Adding Full-text Searching to VBA Applications
F. Scott Barker
What is Full-Text Searching?
With all the buzz about XML and internet technologies for this and that, full-text searching, as are many cool technologies, is taking a back seat. However, it is becoming more and more important to people. Full-text searching is the ability to search through large amounts of text data, both off and on the Web.
With regular databases, you can index and search certain types of data, such as numeric, and small text, up to 256 characters. With full text, you can maintain indexes for large and variable length text, such as memo fields. Some full-text search engines allow you to even search other file formats, including:
· Search independent file types such as:
· Text files (*.txt)
· Word files (*.doc, *.rtf)
· Acrobat files (*.pdf)
· Mail files (*.pst)
· XML Files
· Many others
Note: Not all features described here are implemented in all full text search engines. However, the majority of them are available in the dtSearch engine, which will be discussed later in more detail.
Text engines differ in what they return for results, but some of the common items are number of hits, documents (tables), and lines / paragraphs / records where the results appear.
Where Can Full-Text Searching Be Used?
Full-text searching is useful whenever you need to search a large amount of data, or need to search outside applications.
Some examples of possible applications are:
· Library Databases – Used for tracking books or articles, you could use full text searching on titles and even text with the books or articles.
· Lawfirm Case Management Systems – Here you can see depositions being search for the term “scam”.
· Career (Resume) Tracking Systems
· Help Desk Systems
Another nice thing with the major full text search engines is you can access them with most major languages such as C/C++ and Visual Basic.
Full-Text Search Terms
As with most areas in technology there are certain terms that are used to describe various options, or in this case, search parameters.
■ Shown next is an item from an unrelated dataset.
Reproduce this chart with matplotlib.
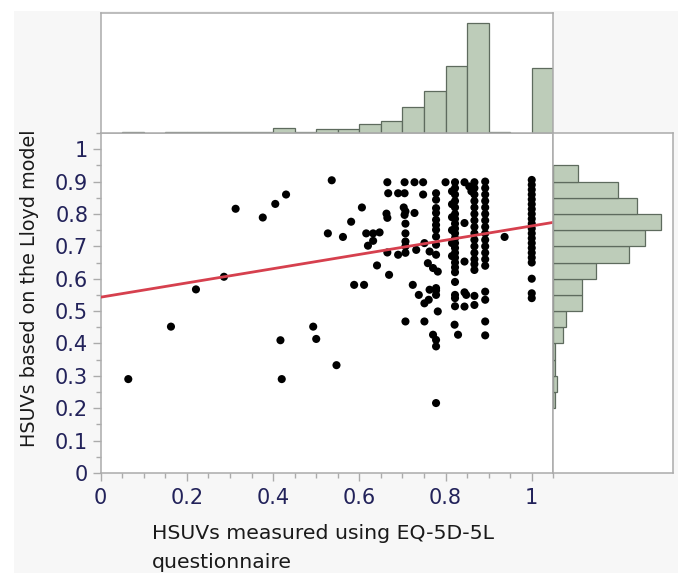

Again, not all search engines support all the search options.
· Indexes – as with database indexes, full text indexes are used to speed up searches. Indexes not only include database fields however, but can include many of the document types supported by the search engine.
· “Fuzzy” Searches – how exact do you want the search. For instance, if you think a word might be misspelled, and you are looking for close matches, a fuzzy search would come up with the word, where a non-fuzzy search would not.
· Phonic – perform a phonetic search for the words.
· Natural Language – the user can enter the search word in a natural sentence, and the engine will pick out the words itself. This is useful for help desks, when users need to enter questions.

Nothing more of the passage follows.